Source material

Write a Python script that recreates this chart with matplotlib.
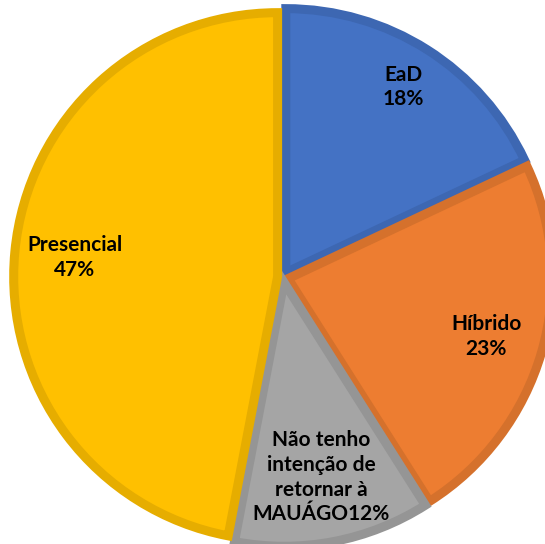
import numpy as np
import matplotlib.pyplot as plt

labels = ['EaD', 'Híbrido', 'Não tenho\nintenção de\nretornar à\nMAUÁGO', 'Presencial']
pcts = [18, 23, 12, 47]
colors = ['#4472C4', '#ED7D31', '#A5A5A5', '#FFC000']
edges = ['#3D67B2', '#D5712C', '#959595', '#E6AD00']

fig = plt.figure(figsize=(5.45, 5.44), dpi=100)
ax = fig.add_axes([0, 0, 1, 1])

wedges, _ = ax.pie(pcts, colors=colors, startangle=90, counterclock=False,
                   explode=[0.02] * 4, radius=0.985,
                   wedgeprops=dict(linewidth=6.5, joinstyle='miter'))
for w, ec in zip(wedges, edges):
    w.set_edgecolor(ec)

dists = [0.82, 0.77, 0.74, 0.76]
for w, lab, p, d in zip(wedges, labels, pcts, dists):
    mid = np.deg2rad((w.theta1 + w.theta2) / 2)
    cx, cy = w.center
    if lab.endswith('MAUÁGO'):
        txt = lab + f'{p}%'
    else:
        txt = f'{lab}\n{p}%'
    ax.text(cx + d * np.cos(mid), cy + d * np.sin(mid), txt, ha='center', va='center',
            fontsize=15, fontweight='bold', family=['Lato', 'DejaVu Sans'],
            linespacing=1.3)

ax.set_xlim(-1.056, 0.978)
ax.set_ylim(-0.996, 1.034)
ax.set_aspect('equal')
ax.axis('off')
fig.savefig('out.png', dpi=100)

Brief
With all pictures left out, please transcribe exactly the lines from the start of the material through the line with "linespacing=1.3)".

Response
Write a Python script that recreates this chart with matplotlib.
import numpy as np
import matplotlib.pyplot as plt

labels = ['EaD', 'Híbrido', 'Não tenho\nintenção de\nretornar à\nMAUÁGO', 'Presencial']
pcts = [18, 23, 12, 47]
colors = ['#4472C4', '#ED7D31', '#A5A5A5', '#FFC000']
edges = ['#3D67B2', '#D5712C', '#959595', '#E6AD00']

fig = plt.figure(figsize=(5.45, 5.44), dpi=100)
ax = fig.add_axes([0, 0, 1, 1])

wedges, _ = ax.pie(pcts, colors=colors, startangle=90, counterclock=False,
                   explode=[0.02] * 4, radius=0.985,
                   wedgeprops=dict(linewidth=6.5, joinstyle='miter'))
for w, ec in zip(wedges, edges):
    w.set_edgecolor(ec)

dists = [0.82, 0.77, 0.74, 0.76]
for w, lab, p, d in zip(wedges, labels, pcts, dists):
    mid = np.deg2rad((w.theta1 + w.theta2) / 2)
    cx, cy = w.center
    if lab.endswith('MAUÁGO'):
        txt = lab + f'{p}%'
    else:
        txt = f'{lab}\n{p}%'
    ax.text(cx + d * np.cos(mid), cy + d * np.sin(mid), txt, ha='center', va='center',
            fontsize=15, fontweight='bold', family=['Lato', 'DejaVu Sans'],
            linespacing=1.3)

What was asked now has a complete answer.